7. The solar tracking apparatus of claim 5, wherein the optical unit is a wide-angle lens.

8. The solar tracking apparatus of claim 1, wherein the image capturing unit is a charge coupled device (CCD) or a complementary metal-oxide semiconductor (CMOS).

9. The solar tracking apparatus of claim 1, wherein the image capturing unit further captures a plurality of second solar images, and each second solar image is taken after a predetermined time interval.

10. A solar power generation system includes:

a solar panel;

a power driving apparatus for adjusting the solar panel; and

a solar tracking apparatus including: a memory unit for recording a first solar image; an image capturing unit for capturing a second solar image; and an processing unit for obtaining difference between the first solar image and the second solar image; wherein the processing unit activates the power driving apparatus in response to the difference so that the solar panel can be aligned towards the sun to gather sun light.

11. The system of claim 10, wherein the first solar image is a default reference solar image, and the second solar image is a solar image taken on the spot.

12. The system of claim 10, wherein the processing unit further calculates a first solar center from the first solar image and a second solar center from the second solar image, and the difference is obtained by comparing the first solar center with the second solar center.

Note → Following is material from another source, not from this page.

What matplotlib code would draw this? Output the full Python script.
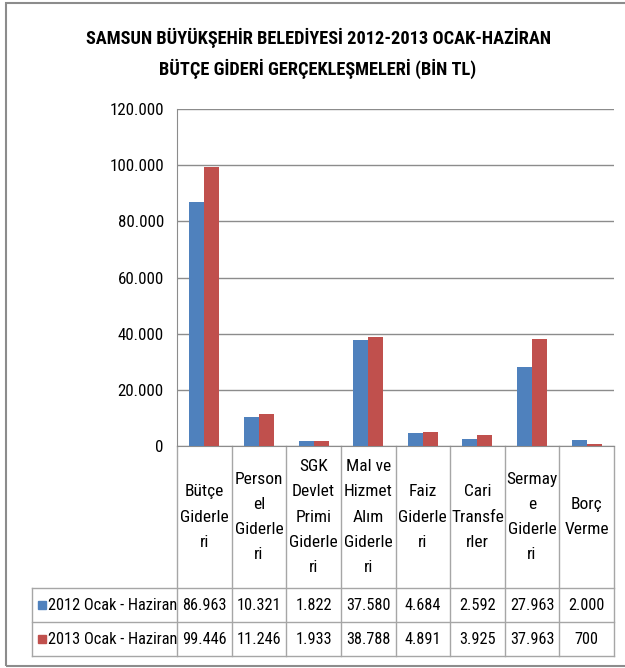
import matplotlib
matplotlib.use("Agg")
import matplotlib.pyplot as plt
from matplotlib import font_manager
from matplotlib.transforms import blended_transform_factory
from matplotlib.patches import Rectangle
from matplotlib.ticker import FuncFormatter

avail = {f.name for f in font_manager.fontManager.ttflist}
prefs = [("Roboto Condensed", 1.0), ("PT Sans Narrow", 1.05), ("Carlito", 1.0),
         ("Liberation Sans", 0.85)]
FONT, SC = "DejaVu Sans", 0.8
for name, sc in prefs:
    if name in avail:
        FONT, SC = name, sc
        break
plt.rcParams['font.family'] = [FONT, 'DejaVu Sans']

title = "SAMSUN BÜYÜKŞEHİR BELEDİYESİ 2012-2013 OCAK-HAZİRAN\nBÜTÇE GİDERİ GERÇEKLEŞMELERİ (BİN TL)"
categories = ["Bütçe\nGiderle\nri", "Person\nel\nGiderle\nri", "SGK\nDevlet\nPrimi\nGiderle\nri",
              "Mal ve\nHizmet\nAlım\nGiderle\nri", "Faiz\nGiderle\nri", "Cari\nTransfe\nrler",
              "Sermay\ne\nGiderle\nri", "Borç\nVerme"]
series_names = ["2012 Ocak - Haziran", "2013 Ocak - Haziran"]
values_2012 = [86963, 10321, 1822, 37580, 4684, 2592, 27963, 2000]
values_2013 = [99446, 11246, 1933, 38788, 4891, 3925, 37963, 700]
yticks = [0, 20000, 40000, 60000, 80000, 100000, 120000]
colors = ["#4F81BD", "#C0504D"]

W, H = 625, 668
fig = plt.figure(figsize=(W / 100, H / 100), dpi=100)

fig.patches.append(Rectangle((6 / W, 2 / H), (W + 10) / W, (664 - 1) / H, transform=fig.transFigure,
                             fill=False, edgecolor="#8c8c8c", linewidth=1.5))

left, right, top, bottom = 177, 614, 109, 446
ax = fig.add_axes([left / W, 1 - bottom / H, (right - left) / W, (bottom - top) / H])

n = len(categories)
xs = list(range(n))
bw = 0.275
ax.bar([x - bw / 2 for x in xs], values_2012, width=bw, color=colors[0], zorder=3)
ax.bar([x + bw / 2 for x in xs], values_2013, width=bw, color=colors[1], zorder=3)

ax.set_xlim(-0.5, n - 0.5)
ax.set_ylim(0, 120000)
ax.set_yticks(yticks)
ax.yaxis.set_major_formatter(FuncFormatter(lambda v, p: f"{int(v):,}".replace(",", ".")))
ax.tick_params(axis='y', length=0, labelsize=12.2 * SC, pad=9.5, colors="#000000")
ax.set_xticks([])
ax.grid(axis='y', color="#8c8c8c", linewidth=1, zorder=0)
for s in ["top", "right"]:
    ax.spines[s].set_visible(False)
ax.spines["left"].set_color("#8c8c8c")
ax.spines["bottom"].set_color("#8c8c8c")
ax.spines["left"].set_zorder(4)

fig.text(318 / W, 1 - 53.5 / H, title, ha="center", va="center", fontsize=13.2 * SC, fontweight="bold",
         linespacing=1.68)

ph = bottom - top
def ay(py):
    return -(py - bottom) / ph

tr = blended_transform_factory(ax.transData, ax.transAxes)
lc = "#a6a6a6"
y_head = ay(588)
y_r1 = ay(622)
y_r2 = ay(656)
y_top = 0.0
for b in [i - 0.5 for i in range(n + 1)]:
    ax.plot([b, b], [y_top, y_r2], color=lc, lw=1, transform=tr, clip_on=False)
x_leg = (32 - left) / (right - left) * n - 0.5
for yy in [y_head, y_r1, y_r2]:
    ax.plot([x_leg, n - 0.5], [yy, yy], color=lc, lw=1, transform=tr, clip_on=False)
ax.plot([x_leg, x_leg], [y_head, y_r2], color=lc, lw=1, transform=tr, clip_on=False)

for i, c in enumerate(categories):
    ax.text(i, (y_top + y_head) / 2, c, ha="center", va="center", fontsize=12.5 * SC, transform=tr,
            linespacing=1.85)

rows = [values_2012, values_2013]
for r, (vals, ytop_, ybot_) in enumerate(zip(rows, [y_head, y_r1], [y_r1, y_r2])):
    ym = (ytop_ + ybot_) / 2
    for i, v in enumerate(vals):
        ax.text(i, ym, f"{v:,}".replace(",", "."), ha="center", va="center", fontsize=11.7 * SC,
                transform=tr)
    kx = (38 - left) / (right - left) * n - 0.5
    kw = 8 / (right - left) * n
    kh = 8 / ph
    ax.add_patch(Rectangle((kx, ym - kh / 2), kw, kh, transform=tr, color=colors[r], clip_on=False))
    ax.text(kx + kw + 2 / (right - left) * n, ym, series_names[r], ha="left", va="center",
            fontsize=11.8 * SC, transform=tr)

fig.savefig("out.png", dpi=100)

13. The system of claim 10, wherein the difference is recorded in the memory unit to provide the processing unit to activate the power driving apparatus in advance.

14. The system of claim 10, further comprising an optical unit for focusing the sun light onto the image capturing unit to form the second solar image.

15. The system of claim 14, wherein the optical unit is a lens.

16. The system of claim 14, wherein the optical unit is a wide-angle lens.

17. The system of claim 10, wherein the image capturing unit is a charge coupled device (CCD) or a complementary metal-oxide semiconductor (CMOS).

18. The system of claim 10, wherein the image capturing unit further captures a plurality of second solar images, and each second solar image is taken after a predetermined time interval.